→ **EXERCISE AIM**: Your task is to copy the listing exactly. Drop any pictures from the copy.
## begin SUPPLIED INFORMATION
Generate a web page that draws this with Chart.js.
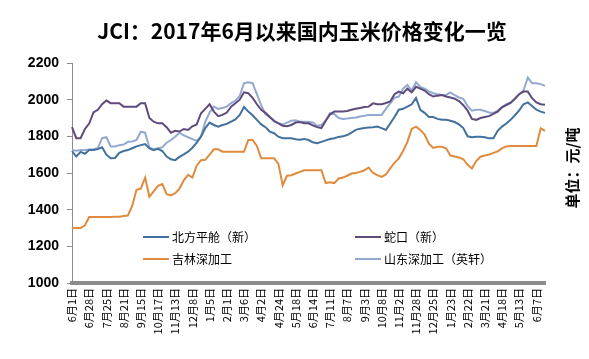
<!DOCTYPE html>
<html lang="zh">
<head>
    <meta charset="UTF-8">
    <title>JCI 玉米价格</title>
    <style>
        body { margin: 0; background: #ffffff; }
        #wrap { width: 589px; height: 359px; }
    </style>
</head>
<body>
    <div id="wrap"><canvas id="cornChart" width="589" height="359"></canvas></div>

    <script src="https://cdn.jsdelivr.net/npm/chart.js"></script>
    <script>
        // tick labels shown on the x axis (one every 4 samples)
        const tickLabels = ['6月1日','6月28日','7月25日','8月21日','9月15日','10月17日','11月13日','12月8日',
            '1月5日','2月1日','3月6日','4月2日','4月24日','5月18日','6月14日','7月11日','8月7日','9月3日',
            '10月8日','11月2日','11月28日','12月25日','1月23日','2月22日','3月21日','4月18日','5月13日','6月7日'];
        const samplesPerTick = 4;

        // 北方平舱（新）
        const northPort = [1720,1690,1715,1705,1725,1725,1730,1740,1700,1680,
            1682,1710,1720,1725,1735,1745,1752,1758,1734,1725,
            1732,1720,1690,1675,1670,1688,1702,1716,1738,1765,
            1798,1845,1875,1862,1853,1862,1868,1880,1892,1917,
            1960,1935,1915,1890,1865,1850,1826,1817,1798,1790,
            1789,1789,1784,1782,1786,1780,1768,1762,1770,1778,
            1785,1790,1797,1800,1807,1820,1835,1842,1845,1848,
            1850,1853,1845,1835,1870,1905,1945,1950,1962,1975,
            2010,1945,1928,1905,1905,1895,1890,1890,1885,1878,
            1865,1845,1800,1795,1798,1798,1795,1789,1790,1830,
            1853,1870,1890,1915,1942,1975,1985,1965,1945,1935,1928];

        // 蛇口（新）
        const shekou = [1850,1790,1790,1840,1870,1930,1945,1975,1995,1981,
            1981,1981,1962,1962,1962,1962,1981,1981,1900,1880,
            1871,1871,1850,1820,1830,1826,1840,1835,1855,1865,
            1926,1950,1975,1935,1910,1917,1930,1962,1980,2000,
            2040,2035,2010,1975,1945,1928,1905,1885,1871,1858,
            1855,1862,1875,1878,1871,1871,1860,1850,1845,1885,
            1920,1935,1935,1935,1938,1945,1950,1955,1960,1962,
            1980,1975,1975,1982,1990,2030,2044,2035,2060,2040,
            2070,2060,2050,2030,2017,2022,2025,2017,2012,2005,
            1992,1970,1940,1895,1890,1900,1905,1910,1922,1935,
            1958,1970,1982,2005,2030,2044,2044,2008,1985,1975,1972];

        // 吉林深加工
        const jilin = [1300,1300,1300,1315,1360,1360,1360,1360,1360,1360,
            1362,1362,1365,1368,1420,1508,1515,1575,1470,1500,
            1530,1540,1485,1478,1490,1515,1560,1590,1575,1640,
            1670,1672,1700,1729,1729,1716,1716,1716,1716,1716,
            1716,1780,1780,1748,1680,1680,1680,1680,1650,1533,
            1585,1588,1597,1606,1615,1615,1615,1615,1615,1545,
            1550,1545,1570,1575,1585,1597,1600,1606,1615,1630,
            1600,1588,1579,1592,1625,1655,1680,1720,1770,1840,
            1853,1835,1810,1760,1737,1743,1743,1735,1695,1690,
            1685,1675,1645,1625,1665,1689,1695,1700,1710,1718,
            1734,1745,1747,1747,1747,1747,1747,1747,1747,1844,1830];

        // 山东深加工（英轩）
        const shandong = [1725,1722,1725,1725,1728,1730,1735,1790,1795,1745,
            1745,1752,1755,1770,1772,1780,1825,1820,1738,1730,
            1735,1740,1765,1780,1798,1820,1805,1795,1785,1775,
            1800,1880,1930,1962,1950,1955,1962,1981,1995,2020,
            2090,2095,2090,2030,1970,1920,1905,1880,1872,1865,
            1875,1885,1888,1880,1880,1880,1876,1858,1862,1885,
            1925,1922,1900,1895,1897,1900,1903,1908,1912,1917,
            1917,1917,1917,1950,1980,2010,2017,2060,2080,2050,
            2095,2070,2060,2045,2035,2030,2026,2026,2040,2025,
            2012,2005,1965,1940,1945,1945,1938,1930,1928,1940,
            1960,1975,1985,2005,2030,2050,2120,2090,2090,2085,2075];

        // one category per sample, labelled every samplesPerTick
        const labels = northPort.map((v, i) => i % samplesPerTick === 0 ? tickLabels[i / samplesPerTick] : '');

        const cjk = '"Noto Sans CJK SC", "Noto Sans", sans-serif';

        // title, unit text and the in-plot legend
        const decorPlugin = {
            id: 'decor',
            afterDraw(chart) {
                const ctx = chart.ctx;
                ctx.save();
                ctx.fillStyle = '#000';
                ctx.font = 'bold 21px ' + cjk;
                ctx.textAlign = 'center';
                ctx.textBaseline = 'middle';
                ctx.fillText('JCI：2017年6月以来国内玉米价格变化一览', 302, 31);

                ctx.translate(572, 168);
                ctx.rotate(-Math.PI / 2);
                ctx.font = 'bold 15px ' + cjk;
                ctx.fillText('单位：元/吨', 0, 0);
                ctx.restore();

                const spots = [[143, 237], [355, 237], [143, 259], [355, 259]];
                ctx.save();
                ctx.font = '12px ' + cjk;
                ctx.textBaseline = 'middle';
                chart.data.datasets.forEach((ds, k) => {
                    const [x, y] = spots[k];
                    ctx.strokeStyle = ds.borderColor;
                    ctx.lineWidth = 2;
                    ctx.beginPath();
                    ctx.moveTo(x, y);
                    ctx.lineTo(x + 26, y);
                    ctx.stroke();
                    ctx.fillStyle = '#000';
                    ctx.fillText(ds.label, x + 29, y);
                });
                ctx.restore();
            }
        };

        const lineStyle = { pointRadius: 0, borderWidth: 2, tension: 0, fill: false };

        new Chart(document.getElementById('cornChart').getContext('2d'), {
            type: 'line',
            data: {
                labels: labels,
                datasets: [
                    { label: '北方平舱（新）', data: northPort, borderColor: '#41719c', ...lineStyle },
                    { label: '蛇口（新）', data: shekou, borderColor: '#5e4b7c', ...lineStyle },
                    { label: '吉林深加工', data: jilin, borderColor: '#e08a3e', ...lineStyle },
                    { label: '山东深加工（英轩）', data: shandong, borderColor: '#93a9cf', ...lineStyle }
                ]
            },
            options: {
                responsive: false,
                animation: false,
                layout: { padding: { left: 20, right: 44, top: 63, bottom: 0 } },
                plugins: { legend: { display: false }, tooltip: { enabled: false } },
                scales: {
                    x: {
                        grid: { display: false, drawTicks: false },
                        border: { display: true, color: '#8c8c8c', width: 4 },
                        ticks: {
                            autoSkip: false, minRotation: 90, maxRotation: 90, padding: 5,
                            color: '#000', font: { family: cjk, size: 11 }
                        },
                        afterFit: s => { s.height = 76; }
                    },
                    y: {
                        min: 1000, max: 2200,
                        grid: { drawOnChartArea: false, drawTicks: true, tickLength: 5, color: '#8c8c8c' },
                        border: { display: true, color: '#8c8c8c', width: 1 },
                        ticks: {
                            stepSize: 200, padding: 8, color: '#000',
                            callback: v => String(v),
                            font: { family: 'Arial, "Liberation Sans", sans-serif', size: 14, weight: 'bold' }
                        },
                        afterFit: s => { s.width = 52; }
                    }
                }
            },
            plugins: [decorPlugin]
        });
    </script>
</body>
</html>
## end SUPPLIED INFORMATION
→ **PROBLEM SOLUTION**:
Generate a web page that draws this with Chart.js.
<!DOCTYPE html>
<html lang="zh">
<head>
    <meta charset="UTF-8">
    <title>JCI 玉米价格</title>
    <style>
        body { margin: 0; background: #ffffff; }
        #wrap { width: 589px; height: 359px; }
    </style>
</head>
<body>
    <div id="wrap"><canvas id="cornChart" width="589" height="359"></canvas></div>

    <script src="https://cdn.jsdelivr.net/npm/chart.js"></script>
    <script>
        // tick labels shown on the x axis (one every 4 samples)
        const tickLabels = ['6月1日','6月28日','7月25日','8月21日','9月15日','10月17日','11月13日','12月8日',
            '1月5日','2月1日','3月6日','4月2日','4月24日','5月18日','6月14日','7月11日','8月7日','9月3日',
            '10月8日','11月2日','11月28日','12月25日','1月23日','2月22日','3月21日','4月18日','5月13日','6月7日'];
        const samplesPerTick = 4;

        // 北方平舱（新）
        const northPort = [1720,1690,1715,1705,1725,1725,1730,1740,1700,1680,
            1682,1710,1720,1725,1735,1745,1752,1758,1734,1725,
            1732,1720,1690,1675,1670,1688,1702,1716,1738,1765,
            1798,1845,1875,1862,1853,1862,1868,1880,1892,1917,
            1960,1935,1915,1890,1865,1850,1826,1817,1798,1790,
            1789,1789,1784,1782,1786,1780,1768,1762,1770,1778,
            1785,1790,1797,1800,1807,1820,1835,1842,1845,1848,
            1850,1853,1845,1835,1870,1905,1945,1950,1962,1975,
            2010,1945,1928,1905,1905,1895,1890,1890,1885,1878,
            1865,1845,1800,1795,1798,1798,1795,1789,1790,1830,
            1853,1870,1890,1915,1942,1975,1985,1965,1945,1935,1928];

        // 蛇口（新）
        const shekou = [1850,1790,1790,1840,1870,1930,1945,1975,1995,1981,
            1981,1981,1962,1962,1962,1962,1981,1981,1900,1880,
            1871,1871,1850,1820,1830,1826,1840,1835,1855,1865,
            1926,1950,1975,1935,1910,1917,1930,1962,1980,2000,
            2040,2035,2010,1975,1945,1928,1905,1885,1871,1858,
            1855,1862,1875,1878,1871,1871,1860,1850,1845,1885,
            1920,1935,1935,1935,1938,1945,1950,1955,1960,1962,
            1980,1975,1975,1982,1990,2030,2044,2035,2060,2040,
            2070,2060,2050,2030,2017,2022,2025,2017,2012,2005,
            1992,1970,1940,1895,1890,1900,1905,1910,1922,1935,
            1958,1970,1982,2005,2030,2044,2044,2008,1985,1975,1972];

        // 吉林深加工
        const jilin = [1300,1300,1300,1315,1360,1360,1360,1360,1360,1360,
            1362,1362,1365,1368,1420,1508,1515,1575,1470,1500,
            1530,1540,1485,1478,1490,1515,1560,1590,1575,1640,
            1670,1672,1700,1729,1729,1716,1716,1716,1716,1716,
            1716,1780,1780,1748,1680,1680,1680,1680,1650,1533,
            1585,1588,1597,1606,1615,1615,1615,1615,1615,1545,
            1550,1545,1570,1575,1585,1597,1600,1606,1615,1630,
            1600,1588,1579,1592,1625,1655,1680,1720,1770,1840,
            1853,1835,1810,1760,1737,1743,1743,1735,1695,1690,
            1685,1675,1645,1625,1665,1689,1695,1700,1710,1718,
            1734,1745,1747,1747,1747,1747,1747,1747,1747,1844,1830];

        // 山东深加工（英轩）
        const shandong = [1725,1722,1725,1725,1728,1730,1735,1790,1795,1745,
            1745,1752,1755,1770,1772,1780,1825,1820,1738,1730,
            1735,1740,1765,1780,1798,1820,1805,1795,1785,1775,
            1800,1880,1930,1962,1950,1955,1962,1981,1995,2020,
            2090,2095,2090,2030,1970,1920,1905,1880,1872,1865,
            1875,1885,1888,1880,1880,1880,1876,1858,1862,1885,
            1925,1922,1900,1895,1897,1900,1903,1908,1912,1917,
            1917,1917,1917,1950,1980,2010,2017,2060,2080,2050,
            2095,2070,2060,2045,2035,2030,2026,2026,2040,2025,
            2012,2005,1965,1940,1945,1945,1938,1930,1928,1940,
            1960,1975,1985,2005,2030,2050,2120,2090,2090,2085,2075];

        // one category per sample, labelled every samplesPerTick
        const labels = northPort.map((v, i) => i % samplesPerTick === 0 ? tickLabels[i / samplesPerTick] : '');

        const cjk = '"Noto Sans CJK SC", "Noto Sans", sans-serif';

        // title, unit text and the in-plot legend
        const decorPlugin = {
            id: 'decor',
            afterDraw(chart) {
                const ctx = chart.ctx;
                ctx.save();
                ctx.fillStyle = '#000';
                ctx.font = 'bold 21px ' + cjk;
                ctx.textAlign = 'center';
                ctx.textBaseline = 'middle';
                ctx.fillText('JCI：2017年6月以来国内玉米价格变化一览', 302, 31);

                ctx.translate(572, 168);
                ctx.rotate(-Math.PI / 2);
                ctx.font = 'bold 15px ' + cjk;
                ctx.fillText('单位：元/吨', 0, 0);
                ctx.restore();

                const spots = [[143, 237], [355, 237], [143, 259], [355, 259]];
                ctx.save();
                ctx.font = '12px ' + cjk;
                ctx.textBaseline = 'middle';
                chart.data.datasets.forEach((ds, k) => {
                    const [x, y] = spots[k];
                    ctx.strokeStyle = ds.borderColor;
                    ctx.lineWidth = 2;
                    ctx.beginPath();
                    ctx.moveTo(x, y);
                    ctx.lineTo(x + 26, y);
                    ctx.stroke();
                    ctx.fillStyle = '#000';
                    ctx.fillText(ds.label, x + 29, y);
                });
                ctx.restore();
            }
        };

        const lineStyle = { pointRadius: 0, borderWidth: 2, tension: 0, fill: false };

        new Chart(document.getElementById('cornChart').getContext('2d'), {
            type: 'line',
            data: {
                labels: labels,
                datasets: [
                    { label: '北方平舱（新）', data: northPort, borderColor: '#41719c', ...lineStyle },
                    { label: '蛇口（新）', data: shekou, borderColor: '#5e4b7c', ...lineStyle },
                    { label: '吉林深加工', data: jilin, borderColor: '#e08a3e', ...lineStyle },
                    { label: '山东深加工（英轩）', data: shandong, borderColor: '#93a9cf', ...lineStyle }
                ]
            },
            options: {
                responsive: false,
                animation: false,
                layout: { padding: { left: 20, right: 44, top: 63, bottom: 0 } },
                plugins: { legend: { display: false }, tooltip: { enabled: false } },
                scales: {
                    x: {
                        grid: { display: false, drawTicks: false },
                        border: { display: true, color: '#8c8c8c', width: 4 },
                        ticks: {
                            autoSkip: false, minRotation: 90, maxRotation: 90, padding: 5,
                            color: '#000', font: { family: cjk, size: 11 }
                        },
                        afterFit: s => { s.height = 76; }
                    },
                    y: {
                        min: 1000, max: 2200,
                        grid: { drawOnChartArea: false, drawTicks: true, tickLength: 5, color: '#8c8c8c' },
                        border: { display: true, color: '#8c8c8c', width: 1 },
                        ticks: {
                            stepSize: 200, padding: 8, color: '#000',
                            callback: v => String(v),
                            font: { family: 'Arial, "Liberation Sans", sans-serif', size: 14, weight: 'bold' }
                        },
                        afterFit: s => { s.width = 52; }
                    }
                }
            },
            plugins: [decorPlugin]
        });
    </script>
</body>
</html>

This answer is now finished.